Pick out each line in these entries that contains the string "with".
+++
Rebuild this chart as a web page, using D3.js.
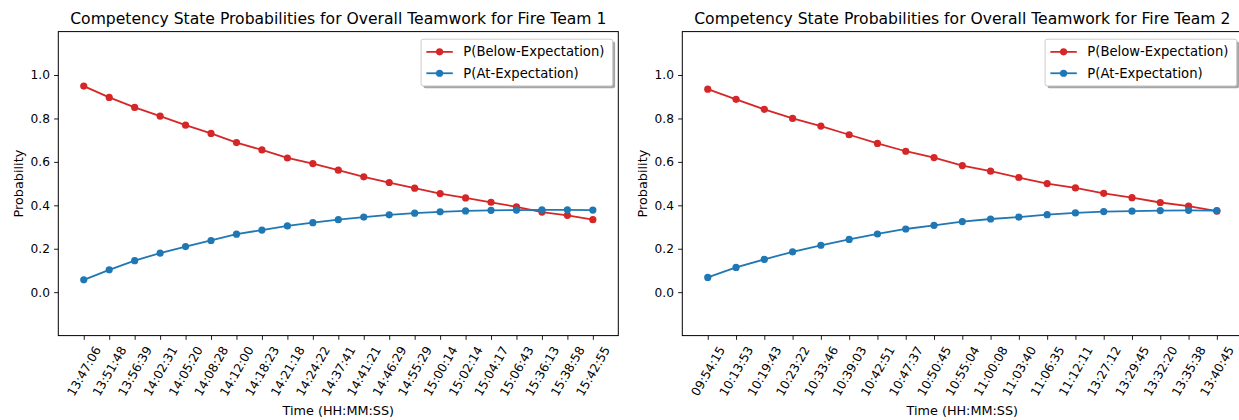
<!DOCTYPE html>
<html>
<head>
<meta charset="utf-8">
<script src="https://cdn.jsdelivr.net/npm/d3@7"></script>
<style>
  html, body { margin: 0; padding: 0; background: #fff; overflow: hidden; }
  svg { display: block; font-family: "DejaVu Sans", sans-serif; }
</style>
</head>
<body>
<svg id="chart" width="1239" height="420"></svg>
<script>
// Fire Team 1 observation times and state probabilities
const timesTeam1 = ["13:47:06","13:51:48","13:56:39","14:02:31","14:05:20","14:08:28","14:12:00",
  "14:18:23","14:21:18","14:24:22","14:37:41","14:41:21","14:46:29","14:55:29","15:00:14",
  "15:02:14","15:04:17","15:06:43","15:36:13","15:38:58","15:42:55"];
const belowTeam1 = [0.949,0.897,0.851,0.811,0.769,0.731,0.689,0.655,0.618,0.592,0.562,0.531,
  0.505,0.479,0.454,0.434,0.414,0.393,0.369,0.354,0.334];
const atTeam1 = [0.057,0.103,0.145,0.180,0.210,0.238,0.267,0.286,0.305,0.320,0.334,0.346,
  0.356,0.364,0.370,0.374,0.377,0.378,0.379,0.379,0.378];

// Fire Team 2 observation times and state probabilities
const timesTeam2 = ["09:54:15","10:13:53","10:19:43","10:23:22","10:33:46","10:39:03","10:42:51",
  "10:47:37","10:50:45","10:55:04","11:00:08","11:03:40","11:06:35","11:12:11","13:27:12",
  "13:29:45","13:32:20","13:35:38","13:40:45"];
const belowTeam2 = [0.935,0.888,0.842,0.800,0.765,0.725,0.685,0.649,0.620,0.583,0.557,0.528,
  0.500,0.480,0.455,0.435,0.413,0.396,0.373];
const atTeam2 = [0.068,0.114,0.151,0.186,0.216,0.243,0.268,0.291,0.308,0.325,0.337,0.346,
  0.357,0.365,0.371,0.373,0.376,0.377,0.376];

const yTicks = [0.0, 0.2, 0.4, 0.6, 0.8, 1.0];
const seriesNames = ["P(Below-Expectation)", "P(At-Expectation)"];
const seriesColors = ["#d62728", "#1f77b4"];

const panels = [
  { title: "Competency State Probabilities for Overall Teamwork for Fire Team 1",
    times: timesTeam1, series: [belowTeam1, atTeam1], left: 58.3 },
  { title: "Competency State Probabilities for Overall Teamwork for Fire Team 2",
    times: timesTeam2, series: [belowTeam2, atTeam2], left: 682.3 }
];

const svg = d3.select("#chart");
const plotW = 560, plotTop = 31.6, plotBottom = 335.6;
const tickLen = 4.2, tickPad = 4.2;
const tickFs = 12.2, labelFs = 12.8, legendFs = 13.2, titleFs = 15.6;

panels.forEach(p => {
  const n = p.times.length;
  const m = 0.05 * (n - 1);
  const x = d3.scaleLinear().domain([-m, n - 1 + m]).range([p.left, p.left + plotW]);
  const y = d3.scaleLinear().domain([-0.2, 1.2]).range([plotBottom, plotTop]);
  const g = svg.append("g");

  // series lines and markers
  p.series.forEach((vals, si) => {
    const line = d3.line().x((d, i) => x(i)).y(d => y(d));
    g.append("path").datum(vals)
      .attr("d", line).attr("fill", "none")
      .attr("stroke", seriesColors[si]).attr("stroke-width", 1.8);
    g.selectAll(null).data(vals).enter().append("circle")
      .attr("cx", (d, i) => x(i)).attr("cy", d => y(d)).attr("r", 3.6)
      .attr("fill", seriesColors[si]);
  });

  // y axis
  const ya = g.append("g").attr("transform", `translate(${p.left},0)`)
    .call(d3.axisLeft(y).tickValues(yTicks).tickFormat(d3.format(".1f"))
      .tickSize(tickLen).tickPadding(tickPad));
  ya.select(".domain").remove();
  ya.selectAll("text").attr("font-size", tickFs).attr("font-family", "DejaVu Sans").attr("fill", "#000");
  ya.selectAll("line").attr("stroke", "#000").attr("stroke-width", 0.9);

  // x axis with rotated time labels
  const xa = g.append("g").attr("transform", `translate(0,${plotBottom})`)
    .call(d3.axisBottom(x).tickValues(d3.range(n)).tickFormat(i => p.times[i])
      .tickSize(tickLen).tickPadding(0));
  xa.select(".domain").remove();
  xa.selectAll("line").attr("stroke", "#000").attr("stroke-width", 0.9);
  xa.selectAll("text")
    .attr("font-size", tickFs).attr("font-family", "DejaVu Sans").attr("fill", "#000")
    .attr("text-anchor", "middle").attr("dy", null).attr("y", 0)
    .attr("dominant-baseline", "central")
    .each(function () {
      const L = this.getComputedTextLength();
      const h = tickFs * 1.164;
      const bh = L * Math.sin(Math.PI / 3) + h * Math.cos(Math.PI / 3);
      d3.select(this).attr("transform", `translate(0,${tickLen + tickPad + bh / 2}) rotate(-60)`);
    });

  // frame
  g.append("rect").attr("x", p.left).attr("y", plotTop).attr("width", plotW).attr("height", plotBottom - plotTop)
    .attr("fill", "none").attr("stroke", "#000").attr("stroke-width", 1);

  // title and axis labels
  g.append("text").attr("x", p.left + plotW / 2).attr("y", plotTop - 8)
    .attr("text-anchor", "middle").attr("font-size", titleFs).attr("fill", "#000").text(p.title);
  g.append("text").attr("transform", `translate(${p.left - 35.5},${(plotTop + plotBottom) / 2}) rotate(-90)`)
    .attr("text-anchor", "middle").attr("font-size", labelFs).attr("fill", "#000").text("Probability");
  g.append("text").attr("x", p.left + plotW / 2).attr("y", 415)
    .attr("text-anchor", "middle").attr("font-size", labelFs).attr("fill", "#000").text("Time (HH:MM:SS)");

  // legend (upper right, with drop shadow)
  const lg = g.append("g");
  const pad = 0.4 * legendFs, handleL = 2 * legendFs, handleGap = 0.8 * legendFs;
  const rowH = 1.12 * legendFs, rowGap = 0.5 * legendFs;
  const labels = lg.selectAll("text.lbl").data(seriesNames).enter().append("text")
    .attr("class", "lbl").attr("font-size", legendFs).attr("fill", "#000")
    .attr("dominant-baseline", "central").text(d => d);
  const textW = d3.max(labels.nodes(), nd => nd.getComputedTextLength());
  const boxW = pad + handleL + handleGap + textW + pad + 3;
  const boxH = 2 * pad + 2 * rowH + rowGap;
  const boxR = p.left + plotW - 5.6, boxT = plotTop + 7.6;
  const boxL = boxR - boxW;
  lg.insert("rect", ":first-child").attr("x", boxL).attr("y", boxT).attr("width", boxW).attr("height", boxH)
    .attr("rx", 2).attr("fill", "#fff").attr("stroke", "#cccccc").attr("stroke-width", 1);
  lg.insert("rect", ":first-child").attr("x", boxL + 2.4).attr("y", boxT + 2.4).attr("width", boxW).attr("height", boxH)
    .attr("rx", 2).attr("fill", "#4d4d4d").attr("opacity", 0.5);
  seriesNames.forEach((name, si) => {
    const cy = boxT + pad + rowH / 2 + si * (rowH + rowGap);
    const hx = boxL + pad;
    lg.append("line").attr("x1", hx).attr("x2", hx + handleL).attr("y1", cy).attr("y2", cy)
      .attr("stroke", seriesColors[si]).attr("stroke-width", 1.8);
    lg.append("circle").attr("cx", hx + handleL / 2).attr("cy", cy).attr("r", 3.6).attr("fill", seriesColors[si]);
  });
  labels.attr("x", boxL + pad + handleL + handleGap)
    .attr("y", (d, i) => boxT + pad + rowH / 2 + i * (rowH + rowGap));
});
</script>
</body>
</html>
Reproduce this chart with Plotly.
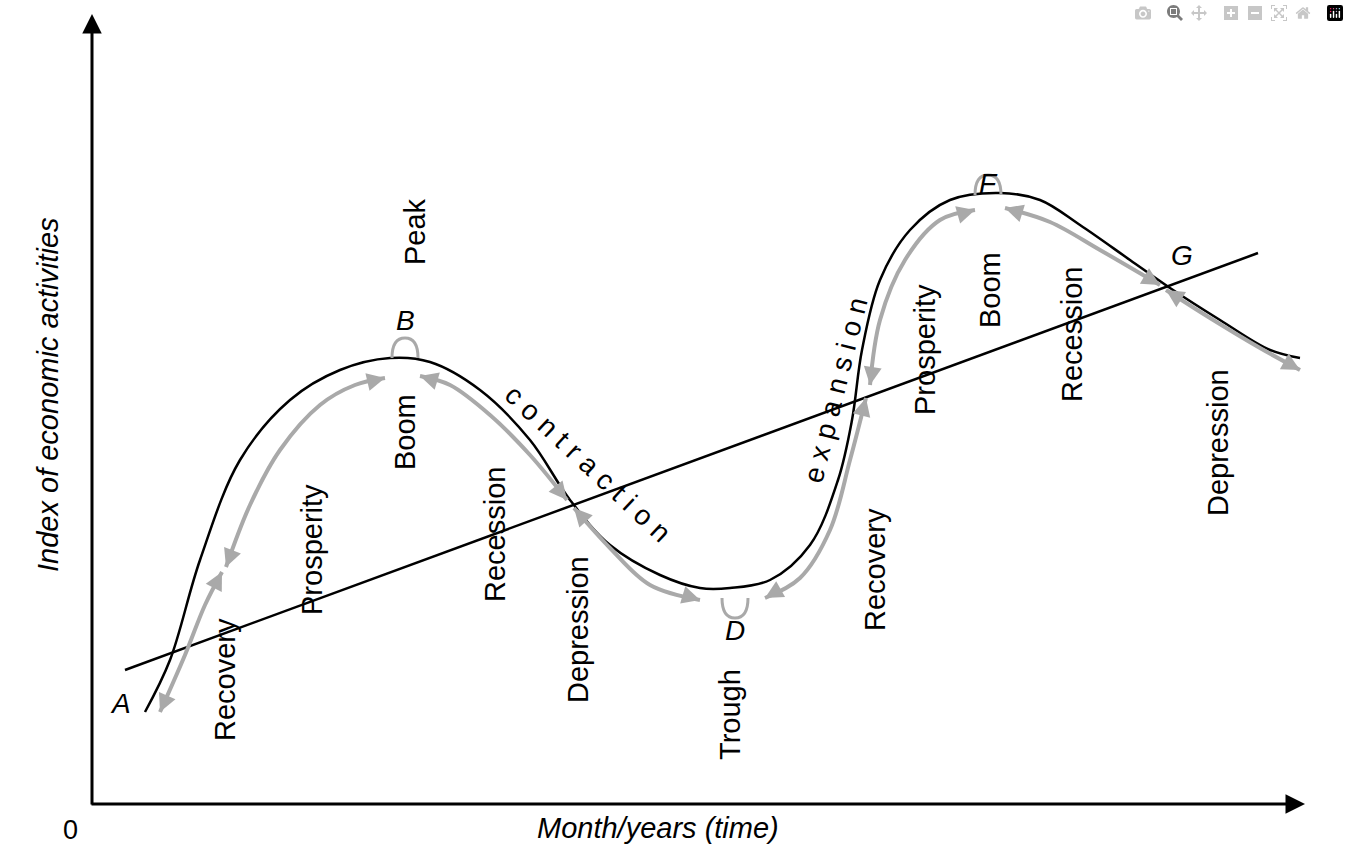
+++
● **RESPONSE TO THE EXERCISE**
  // x axis with rotated time labels
  // legend (upper right, with drop shadow)
Reproduce this chart with Plotly.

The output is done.